И реминисценции из Достоевского, точнее из «Преступления и наказания», играют тут важную роль. По ходу сюжета Петрович совершает два убийства. В первый раз он убивает, защищая свою жизнь, в ситуации своеобразного поединка. Во втором случае жертвой его становится стукач, который мог его оклеветать, уничтожить его последнее достояние — честное имя, честный имидж агэшника. Это преступление совершается из самолюбия, из страха потерять лицо в глазах некоего «референтного сообщества». Мотив идеологический, «головной», сближающий героя с Раскольниковым.
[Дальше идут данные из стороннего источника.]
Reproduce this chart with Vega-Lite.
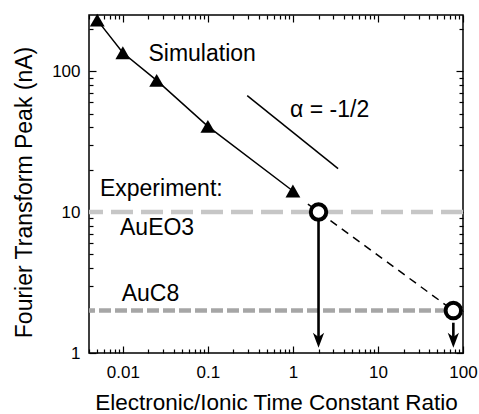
{
  "$schema": "https://vega.github.io/schema/vega-lite/v6.json",
  "width": 374,
  "height": 338,
  "autosize": "none",
  "padding": {"left": 89, "top": 15, "right": 16, "bottom": 61},
  "background": "white",
  "config": {
    "view": {"stroke": "black", "strokeWidth": 1.5},
    "font": "Liberation Sans",
    "text": {"font": "Liberation Sans", "fontSize": 23, "color": "black", "align": "left", "baseline": "alphabetic"}
  },
  "datasets": {
    "sim": [
      {"x": 0.005, "y": 230},
      {"x": 0.01, "y": 135},
      {"x": 0.025, "y": 86},
      {"x": 0.1, "y": 40.5},
      {"x": 1, "y": 14.1}
    ],
    "slope": [{"x": 0.29, "y": 67}, {"x": 3.4, "y": 20.3}],
    "extrap": [{"x": 1.5, "y": 11.4}, {"x": 77, "y": 2}],
    "exp": [{"name": "AuEO3", "y": 10}, {"name": "AuC8", "y": 2}],
    "circles": [{"x": 2, "y": 10}, {"x": 77, "y": 2}],
    "shafts": [{"x": 2, "y": 9.1, "y2": 1.26}, {"x": 77, "y": 1.64, "y2": 1.26}],
    "heads": [{"x": 2, "y": 1.23}, {"x": 77, "y": 1.23}],
    "labels": [
      {"x": 0.02, "y": 118.5, "text": "Simulation"},
      {"x": 0.926, "y": 46.9, "text": "α = -1/2"},
      {"x": 0.00538, "y": 13.0, "text": "Experiment:"},
      {"x": 0.00926, "y": 6.85, "text": "AuEO3"},
      {"x": 0.0097, "y": 2.33, "text": "AuC8"}
    ]
  },
  "layer": [
    {
      "data": {"name": "exp"},
      "mark": {"type": "rule", "strokeWidth": 4.5, "strokeCap": "butt"},
      "encoding": {
        "y": {"field": "y", "type": "quantitative", "scale": {"type": "log", "domain": [1, 250]}, "axis": null},
        "color": {"field": "name", "type": "nominal", "scale": {"domain": ["AuEO3", "AuC8"], "range": ["#c6c6c6", "#a6a6a6"]}, "legend": null},
        "strokeDash": {"field": "name", "type": "nominal", "scale": {"domain": ["AuEO3", "AuC8"], "range": [[22, 8], [12, 4]]}, "legend": null}
      }
    },
    {
      "data": {"name": "sim"},
      "mark": {"type": "line", "color": "black", "strokeWidth": 1.5},
      "encoding": {
        "x": {
          "field": "x", "type": "quantitative",
          "scale": {"type": "log", "domain": [0.004, 100]},
          "axis": {
            "orient": "bottom",
            "values": [0.004,0.005,0.006,0.007,0.008,0.009,0.01,0.02,0.03,0.04,0.05,0.06,0.07,0.08,0.09,0.1,0.2,0.3,0.4,0.5,0.6,0.7,0.8,0.9,1,2,3,4,5,6,7,8,9,10,20,30,40,50,60,70,80,90,100],
            "labelExpr": "datum.value == 0.01 ? '0.01' : datum.value == 0.1 ? '0.1' : datum.value == 1 ? '1' : datum.value == 10 ? '10' : datum.value == 100 ? '100' : ''",
            "labelFont": "Liberation Sans", "labelFontSize": 17, "labelColor": "black",
            "labelPadding": 18, "labelFlush": false, "labelOverlap": false,
            "tickColor": "black", "tickWidth": 1.2,
            "tickSize": {"condition": {"test": "abs(log(datum.value)/LN10 - round(log(datum.value)/LN10)) < 0.001", "value": -7}, "value": -4},
            "domain": false, "grid": false,
            "title": "Electronic/Ionic Time Constant Ratio",
            "titleFont": "Liberation Sans", "titleFontSize": 22.5, "titleFontWeight": "normal", "titleColor": "black",
            "titleX": 187, "titleY": 56, "titleBaseline": "alphabetic", "titleAlign": "center"
          }
        },
        "y": {
          "field": "y", "type": "quantitative",
          "scale": {"type": "log", "domain": [1, 250]},
          "axis": {
            "orient": "left",
            "values": [1,2,3,4,5,6,7,8,9,10,20,30,40,50,60,70,80,90,100,200],
            "labelExpr": "datum.value == 1 ? '1' : datum.value == 10 ? '10' : datum.value == 100 ? '100' : ''",
            "labelFont": "Liberation Sans", "labelFontSize": 17, "labelColor": "black",
            "labelPadding": 16, "labelFlush": false, "labelOverlap": false,
            "tickColor": "black", "tickWidth": 1.2,
            "tickSize": {"condition": {"test": "abs(log(datum.value)/LN10 - round(log(datum.value)/LN10)) < 0.001", "value": -7}, "value": -4},
            "domain": false, "grid": false,
            "title": "Fourier Transform Peak (nA)",
            "titleFont": "Liberation Sans", "titleFontSize": 23, "titleFontWeight": "normal", "titleColor": "black",
            "titleAngle": -90, "titleX": -58, "titleY": 177, "titleBaseline": "alphabetic", "titleAlign": "center"
          }
        }
      }
    },
    {
      "data": {"name": "sim"},
      "mark": {"type": "point", "shape": "triangle-up", "filled": true, "color": "black", "size": 220, "opacity": 1},
      "encoding": {
        "x": {
          "field": "x", "type": "quantitative",
          "scale": {"type": "log", "domain": [0.004, 100]},
          "axis": {
            "orient": "top",
            "values": [0.004,0.005,0.006,0.007,0.008,0.009,0.01,0.02,0.03,0.04,0.05,0.06,0.07,0.08,0.09,0.1,0.2,0.3,0.4,0.5,0.6,0.7,0.8,0.9,1,2,3,4,5,6,7,8,9,10,20,30,40,50,60,70,80,90,100],
            "labels": false, "title": null,
            "tickColor": "black", "tickWidth": 1.2,
            "tickSize": {"condition": {"test": "abs(log(datum.value)/LN10 - round(log(datum.value)/LN10)) < 0.001", "value": -7}, "value": -4},
            "domain": false, "grid": false
          }
        },
        "y": {
          "field": "y", "type": "quantitative",
          "scale": {"type": "log", "domain": [1, 250]},
          "axis": {
            "orient": "right",
            "values": [1,2,3,4,5,6,7,8,9,10,20,30,40,50,60,70,80,90,100,200],
            "labels": false, "title": null,
            "tickColor": "black", "tickWidth": 1.2,
            "tickSize": {"condition": {"test": "abs(log(datum.value)/LN10 - round(log(datum.value)/LN10)) < 0.001", "value": -7}, "value": -4},
            "domain": false, "grid": false
          }
        }
      }
    },
    {
      "data": {"name": "slope"},
      "mark": {"type": "line", "color": "black", "strokeWidth": 1.5},
      "encoding": {
        "x": {"field": "x", "type": "quantitative", "scale": {"type": "log", "domain": [0.004, 100]}, "axis": null},
        "y": {"field": "y", "type": "quantitative", "scale": {"type": "log", "domain": [1, 250]}, "axis": null}
      }
    },
    {
      "data": {"name": "extrap"},
      "mark": {"type": "line", "color": "black", "strokeWidth": 1.5, "strokeDash": [8, 6]},
      "encoding": {
        "x": {"field": "x", "type": "quantitative", "scale": {"type": "log", "domain": [0.004, 100]}, "axis": null},
        "y": {"field": "y", "type": "quantitative", "scale": {"type": "log", "domain": [1, 250]}, "axis": null}
      }
    },
    {
      "data": {"name": "shafts"},
      "mark": {"type": "rule", "color": "black", "strokeWidth": 2.6},
      "encoding": {
        "x": {"field": "x", "type": "quantitative", "scale": {"type": "log", "domain": [0.004, 100]}, "axis": null},
        "y": {"field": "y", "type": "quantitative", "scale": {"type": "log", "domain": [1, 250]}, "axis": null},
        "y2": {"field": "y2"}
      }
    },
    {
      "data": {"name": "heads"},
      "mark": {"type": "point", "shape": "M0,1 L-0.75,-1 L0,-0.45 L0.75,-1 Z", "filled": true, "color": "black", "size": 225, "opacity": 1},
      "encoding": {
        "x": {"field": "x", "type": "quantitative", "scale": {"type": "log", "domain": [0.004, 100]}, "axis": null},
        "y": {"field": "y", "type": "quantitative", "scale": {"type": "log", "domain": [1, 250]}, "axis": null}
      }
    },
    {
      "data": {"name": "circles"},
      "mark": {"type": "point", "shape": "circle", "filled": false, "fill": "white", "fillOpacity": 1, "stroke": "black", "strokeWidth": 4, "size": 240, "opacity": 1},
      "encoding": {
        "x": {"field": "x", "type": "quantitative", "scale": {"type": "log", "domain": [0.004, 100]}, "axis": null},
        "y": {"field": "y", "type": "quantitative", "scale": {"type": "log", "domain": [1, 250]}, "axis": null}
      }
    },
    {
      "data": {"name": "labels"},
      "mark": {"type": "text"},
      "encoding": {
        "x": {"field": "x", "type": "quantitative", "scale": {"type": "log", "domain": [0.004, 100]}, "axis": null},
        "y": {"field": "y", "type": "quantitative", "scale": {"type": "log", "domain": [1, 250]}, "axis": null},
        "text": {"field": "text"}
      }
    }
  ],
  "resolve": {"axis": {"x": "independent", "y": "independent"}}
}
Герой при этом не считает, что совершил тяжкий грех и обязан покаяться, понести наказание. Он стремится выскользнуть из ловушек милицейского расследования. Но для этого прежде всего требуется вытеснить из сознания психологический фон, восходящий к Достоевскому и его формуле «Смирись, гордый человек», выключиться из «ситуации Раскольникова». Уход от литературы с ее избыточностью «представлений» и «переживаний» должен оказаться — на эмпирическом уровне — спасительным.

На деле выясняется, что невысказанность, нераскаянность давит изнутри с почти физической силой. Можно назвать это муками совести, можно — бунтом подавляемой литературности. Герой сопротивляется, пытается в очередной раз «выскочить из сюжета» — но давление становится невыносимым, и с Петровичем случается нервный срыв.

Значимы в романе и переклички с «Записками из подполья» — протагонист романа, как и подпольный человек, заявляет аутсайдерство и своеволие, яростно защищает свое уникальное «я» от покушений со стороны нормативной морали и закона для всех, от расхожих лозунгов прогресса, гуманизма, всеобщего блага, склоняющих индивида к конформизму и «самопожертвованию»7.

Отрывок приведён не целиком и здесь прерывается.